Research on short-term optimal scheduling of hydro-wind-solar multi-energy power system based on deep reinforcement learning

Recently, grid-integrated wind power and photovoltaics have experienced rapid growth. However, their uncertainty increases the difficulty of grid scheduling and operation. Short-term power generation decisions made by conventional scheduling methods, which are based on the output forecast information of wind and solar power often impact the power benefit owing to forecast errors during the actual operation. This study explores the application of deep reinforcement learning methods for short-term optimal scheduling of hydro-wind-solar multi-energy power system, considering forecast uncertainty. First, with the objective of maximizing power generation benefit from the multi-energy complementary system, the Deep Q Network (DQN) method in deep reinforcement learning is employed to construct the model framework of the short-term optimal scheduling of hydro-wind-solar multi-energy power system (collectively referred to as DQN model later).
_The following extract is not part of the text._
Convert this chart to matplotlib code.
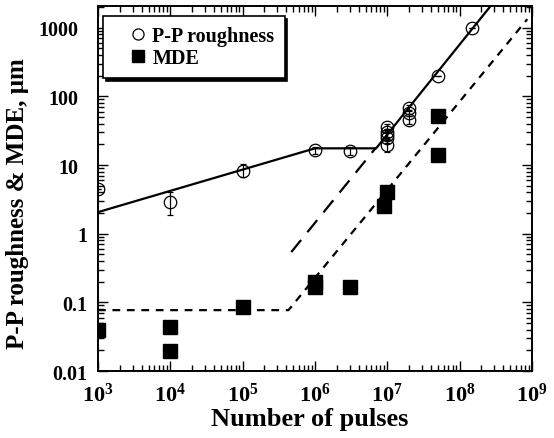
## P-P roughness and MDE vs number of pulses

import matplotlib
matplotlib.use('Agg')
import matplotlib.pyplot as plt
from matplotlib.lines import Line2D
from matplotlib.ticker import LogLocator, NullFormatter, FixedLocator

plt.rcParams['font.family'] = 'Liberation Serif'
plt.rcParams['font.weight'] = 'bold'
plt.rcParams['mathtext.fontset'] = 'custom'
plt.rcParams['mathtext.rm'] = 'Liberation Serif:bold'
plt.rcParams['mathtext.it'] = 'Liberation Serif:bold'
plt.rcParams['mathtext.bf'] = 'Liberation Serif:bold'

## P-P roughness points (open circles)
pp_x = [1e3, 1e4, 1e5, 1e6, 3e6, 1e7, 1e7, 1e7, 1e7, 1e7, 2e7, 2e7, 2e7, 5e7, 1.5e8]
pp_y = [4.4, 2.9, 8.2, 16.5, 16, 36, 30, 27, 25, 19.5, 68, 57, 45, 200, 1000]
pp_err_lo = [0, 1.0, 1.5, 2.0, 2.0, 4, 4, 4, 4, 4, 6, 6, 6, 0, 0]
pp_err_hi = [0, 1.1, 2.1, 2.0, 2.0, 4, 4, 4, 4, 4, 6, 6, 6, 0, 0]

## MDE points (filled squares)
mde_x = [1e3, 1e4, 1e4, 1e5, 1e6, 1e6, 3e6, 9e6, 1e7, 5e7, 5e7]
mde_y = [0.039, 0.044, 0.0195, 0.086, 0.2, 0.167, 0.17, 2.5, 4.1, 51, 14]

## fitted lines
pp_fit_x = [1e3, 1e6, 7e6, 4e8]
pp_fit_y = [2.06, 17.5, 17.5, 3500]
ext_x = [4.7e5, 7e6]
ext_y = [0.54, 18]
mde_fit_x = [1e3, 4.3e5, 8.6e8]
mde_fit_y = [0.077, 0.077, 1330]

y_ticks = [0.01, 0.1, 1, 10, 100, 1000]
y_labels = ['0.01', '0.1', '1', '10', '100', '1000']

fig = plt.figure(figsize=(5.54, 4.39), dpi=100)
ax = fig.add_axes([98/554, 1-372/439, 434/554, 365/439])

ax.plot(pp_fit_x, pp_fit_y, color='black', lw=1.6, zorder=2)
ax.plot(ext_x, ext_y, color='black', lw=1.6, dashes=(7, 4.5), zorder=2)
ax.plot(mde_fit_x, mde_fit_y, color='black', lw=1.6, dashes=(3.5, 3), zorder=2)

ax.errorbar(pp_x, pp_y, yerr=[pp_err_lo, pp_err_hi], fmt='o', mfc='none', mec='black',
            ecolor='black', ms=9, mew=0.9, elinewidth=0.9, capsize=2, capthick=0.9,
            zorder=3)
ax.plot(mde_x, mde_y, 's', color='black', ms=10, zorder=4)

ax.set_xscale('log')
ax.set_yscale('log')
ax.set_xlim(1e3, 1e9)
ax.set_ylim(0.01, 2070)

ax.xaxis.set_major_locator(FixedLocator([1e3, 1e4, 1e5, 1e6, 1e7, 1e8, 1e9]))
ax.set_xticklabels([r'$10^{%d}$' % e for e in range(3, 10)])
ax.yaxis.set_major_locator(FixedLocator(y_ticks))
ax.set_yticklabels(y_labels)
ax.xaxis.set_minor_locator(LogLocator(base=10, subs=range(2, 10), numticks=20))
ax.yaxis.set_minor_locator(LogLocator(base=10, subs=range(2, 10), numticks=20))
ax.xaxis.set_minor_formatter(NullFormatter())
ax.yaxis.set_minor_formatter(NullFormatter())

ax.tick_params(which='both', direction='in', top=True, right=True, width=1)
ax.tick_params(which='major', length=7)
ax.tick_params(which='minor', length=4)
ax.tick_params(axis='x', pad=8, labelsize=16)
ax.tick_params(axis='y', labelsize=14.5)
for s in ax.spines.values():
    s.set_linewidth(1.4)
# integer labels sit a little further left than the decimal ones
for t, v in zip(ax.yaxis.get_major_ticks(), y_ticks):
    t.set_pad(14 if v >= 10 else 8)

ax.set_xlabel('Number of pulses', fontsize=19, fontweight='bold')
ax.xaxis.set_label_coords(0.488, -0.098)
ax.set_ylabel('P-P roughness & MDE, μm', fontsize=18, fontweight='bold')
ax.yaxis.set_label_coords(-0.16, 0.46)

handles = [Line2D([], [], marker='o', ls='none', mfc='none', mec='black', ms=8, mew=0.9),
           Line2D([], [], marker='s', ls='none', color='black', ms=9)]
leg = ax.legend(handles, ['P-P roughness', 'MDE'], loc='upper left',
                bbox_to_anchor=(0.0115, 0.9726), borderaxespad=0, fontsize=14.5,
                frameon=True, fancybox=False, edgecolor='black', framealpha=1,
                shadow={'color': 'black', 'alpha': 1}, handlelength=2.5,
                labelspacing=0.1, handletextpad=-0.55, borderpad=0.5)
leg.get_frame().set_linewidth(1.2)

fig.savefig('out.png', dpi=100)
Thereafter, the impact of each learning parameter in the DQN model on performances is analyzed, and the model parameters are reasonably configured. Furthermore, the DQN model is driven by wind and solar power output forecast data to develop short-term power generation decisions. Finally, the actual wind and solar power output is used as input to implement short-term decisions, whereas the dynamic programming (DP) method is used to build the model as a comparison to evaluate the power benefit and computational efficiency of the DQN model. The multi-energy complementary system of hydro, wind, and solar power of the Jinping-1 Hydropower Station in the Yalong river basin is used as an example for the study. In the flood season, compared with the DP model and the historical actual operation process, the total power generation benefits obtained from the DQN model's implementation of short-term decision-making increases by 6.18% and 1.38%, respectively. In the dry season, the total power generation benefits obtained from the DQN model's implementation of short-term decision-making increases by 2.26% and 19.00% respectively compared with the DP model and the historical actual operation process. Additionally, the DQN model can significantly improve the decision-making efficiency. The DP model requires minutes or hours of computation time; the DQN model consumes less than 1s to compute, which is conducive to efficient decision making of the complementary system.